Project Status: Complete
Project Participants: University of Queensland
Project Leader: Nenad Djordjevic (University of Queensland)
Within Autogenous Grinding/Semi-Autogenous Grinding tumbling mills, the motion of the charge created from both the rock and steel balls has a critical influence on the mode and intensity of rock breakage, as well as on the wear of the mill liner and steel balls. This project aimed to develop a non-invasive continuous mill charge monitoring system to establish the relationship between the electrical resistivity of sections of the mill shell and the inside of these sections of the shell. This inferred information on position and shape of charge can then be used to optimise the operation of the mill – and improve the overall energy efficiency of rock grinding/comminution.
Minute amounts of electrical current leak from the mill shell into the charge, resulting in differences in the effective electrical resistivity of different parts of the mill shell. Initial measurements in the JKMRC test mill have shown that these leaks can be measured with modern portable voltage instruments connected to electrodes mounted on the outside of the mill shell. It was proposed that this inferred information on position and shape of charge can then be used to optimise the operation of the mill – and improve the overall energy efficiency of rock grinding/comminution.
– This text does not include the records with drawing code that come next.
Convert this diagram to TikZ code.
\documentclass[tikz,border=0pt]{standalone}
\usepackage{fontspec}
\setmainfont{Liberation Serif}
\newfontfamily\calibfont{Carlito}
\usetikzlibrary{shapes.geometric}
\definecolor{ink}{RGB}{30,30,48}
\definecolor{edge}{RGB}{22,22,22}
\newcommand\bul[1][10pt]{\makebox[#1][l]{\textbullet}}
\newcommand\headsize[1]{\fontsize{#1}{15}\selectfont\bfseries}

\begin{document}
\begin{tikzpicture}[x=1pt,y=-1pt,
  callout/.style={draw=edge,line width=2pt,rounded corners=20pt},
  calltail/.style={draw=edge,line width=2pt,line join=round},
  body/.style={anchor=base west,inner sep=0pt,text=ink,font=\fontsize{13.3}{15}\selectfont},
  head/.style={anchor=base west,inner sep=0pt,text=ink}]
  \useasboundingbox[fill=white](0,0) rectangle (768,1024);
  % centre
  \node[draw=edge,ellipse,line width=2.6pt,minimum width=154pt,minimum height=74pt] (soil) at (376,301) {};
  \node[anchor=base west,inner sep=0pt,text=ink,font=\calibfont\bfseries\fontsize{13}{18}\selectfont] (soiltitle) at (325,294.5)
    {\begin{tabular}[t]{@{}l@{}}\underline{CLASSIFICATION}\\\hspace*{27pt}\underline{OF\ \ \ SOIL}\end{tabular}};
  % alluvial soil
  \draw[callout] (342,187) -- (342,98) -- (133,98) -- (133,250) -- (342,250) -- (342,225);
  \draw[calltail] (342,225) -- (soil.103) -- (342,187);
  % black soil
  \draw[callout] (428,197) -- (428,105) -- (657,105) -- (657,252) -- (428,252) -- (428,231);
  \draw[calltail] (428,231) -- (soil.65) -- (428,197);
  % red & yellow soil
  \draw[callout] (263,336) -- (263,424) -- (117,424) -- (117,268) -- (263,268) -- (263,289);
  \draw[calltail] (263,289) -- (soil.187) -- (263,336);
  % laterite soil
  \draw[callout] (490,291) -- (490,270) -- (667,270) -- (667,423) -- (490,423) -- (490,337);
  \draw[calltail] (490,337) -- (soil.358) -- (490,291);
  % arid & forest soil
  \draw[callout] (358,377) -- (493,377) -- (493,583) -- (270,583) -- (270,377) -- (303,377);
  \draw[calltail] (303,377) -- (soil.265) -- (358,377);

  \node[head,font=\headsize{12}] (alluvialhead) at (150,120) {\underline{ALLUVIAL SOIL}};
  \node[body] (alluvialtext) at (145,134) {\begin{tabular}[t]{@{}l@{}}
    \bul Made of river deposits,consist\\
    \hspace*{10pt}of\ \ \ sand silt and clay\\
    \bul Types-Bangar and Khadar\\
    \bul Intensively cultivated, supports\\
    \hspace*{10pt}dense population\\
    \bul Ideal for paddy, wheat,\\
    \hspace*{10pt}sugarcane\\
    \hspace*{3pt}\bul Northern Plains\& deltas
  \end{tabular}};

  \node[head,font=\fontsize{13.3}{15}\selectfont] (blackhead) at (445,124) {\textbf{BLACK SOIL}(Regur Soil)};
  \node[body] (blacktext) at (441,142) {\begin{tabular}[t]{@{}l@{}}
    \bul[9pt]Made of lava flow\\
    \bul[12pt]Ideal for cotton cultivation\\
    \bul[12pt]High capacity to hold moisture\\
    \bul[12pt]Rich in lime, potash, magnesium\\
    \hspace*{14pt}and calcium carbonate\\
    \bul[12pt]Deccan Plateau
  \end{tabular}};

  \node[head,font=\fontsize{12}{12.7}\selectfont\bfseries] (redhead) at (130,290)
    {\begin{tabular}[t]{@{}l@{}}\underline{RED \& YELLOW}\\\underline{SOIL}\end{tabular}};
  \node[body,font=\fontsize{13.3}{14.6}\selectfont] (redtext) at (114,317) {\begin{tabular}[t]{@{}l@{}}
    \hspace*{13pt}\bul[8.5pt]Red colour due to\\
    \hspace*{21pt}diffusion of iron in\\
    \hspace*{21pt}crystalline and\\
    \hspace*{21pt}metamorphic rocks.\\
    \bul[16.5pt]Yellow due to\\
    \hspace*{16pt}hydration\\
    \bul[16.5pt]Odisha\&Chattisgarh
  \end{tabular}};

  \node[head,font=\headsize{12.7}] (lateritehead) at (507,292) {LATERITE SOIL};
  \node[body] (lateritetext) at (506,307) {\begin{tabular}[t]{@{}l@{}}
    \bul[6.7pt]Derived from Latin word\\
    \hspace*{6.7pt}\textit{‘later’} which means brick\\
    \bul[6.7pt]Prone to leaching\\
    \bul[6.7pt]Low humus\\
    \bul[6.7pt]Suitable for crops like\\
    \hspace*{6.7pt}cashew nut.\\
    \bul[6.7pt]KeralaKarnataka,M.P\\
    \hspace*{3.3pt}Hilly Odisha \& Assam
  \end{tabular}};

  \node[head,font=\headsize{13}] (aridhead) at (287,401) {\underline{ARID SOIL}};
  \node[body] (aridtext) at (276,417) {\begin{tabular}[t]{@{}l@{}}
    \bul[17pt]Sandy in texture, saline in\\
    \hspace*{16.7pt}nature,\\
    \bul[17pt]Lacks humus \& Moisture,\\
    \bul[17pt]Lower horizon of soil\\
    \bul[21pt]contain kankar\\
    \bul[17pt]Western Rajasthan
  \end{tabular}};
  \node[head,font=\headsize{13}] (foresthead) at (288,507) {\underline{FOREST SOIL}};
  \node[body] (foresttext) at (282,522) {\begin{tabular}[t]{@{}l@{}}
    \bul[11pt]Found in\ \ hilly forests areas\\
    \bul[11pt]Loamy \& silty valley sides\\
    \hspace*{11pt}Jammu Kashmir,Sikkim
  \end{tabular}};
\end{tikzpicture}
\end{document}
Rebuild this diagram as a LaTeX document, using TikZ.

The “wired” setup used for the experiments earlier in the project was not well suited to rotating
structure so the team developed a wireless voltage measuring system, which sent the resulting
voltages to a computer using a microwave antenna. There are several communication systems that
can transmit information wirelessly. A Wireless Local Area Network (LAN) was used since many of the
components needed in this type of system can be bought off the shelf and have extensive development
support. Wireless LAN can also be operated over a wide range of distances and at higher data rates
than the other methods and is also able to operate over the internet, which allows the measurement
system to be remotely controlled from anywhere in the world with a suitable connection.
Despite the limited performance of the hardware, the team were still able to gain an insight into the behaviour of the system as the mill rotates. Unfortunately, a full rotation of the mill could not be made. Instead, the mill was moved from side to side. Preliminary results showed that the measured first order voltage shifts in accordance with the direction of the mill rotation and can be used to determine the water level in the mill if the positions of the electrodes are known.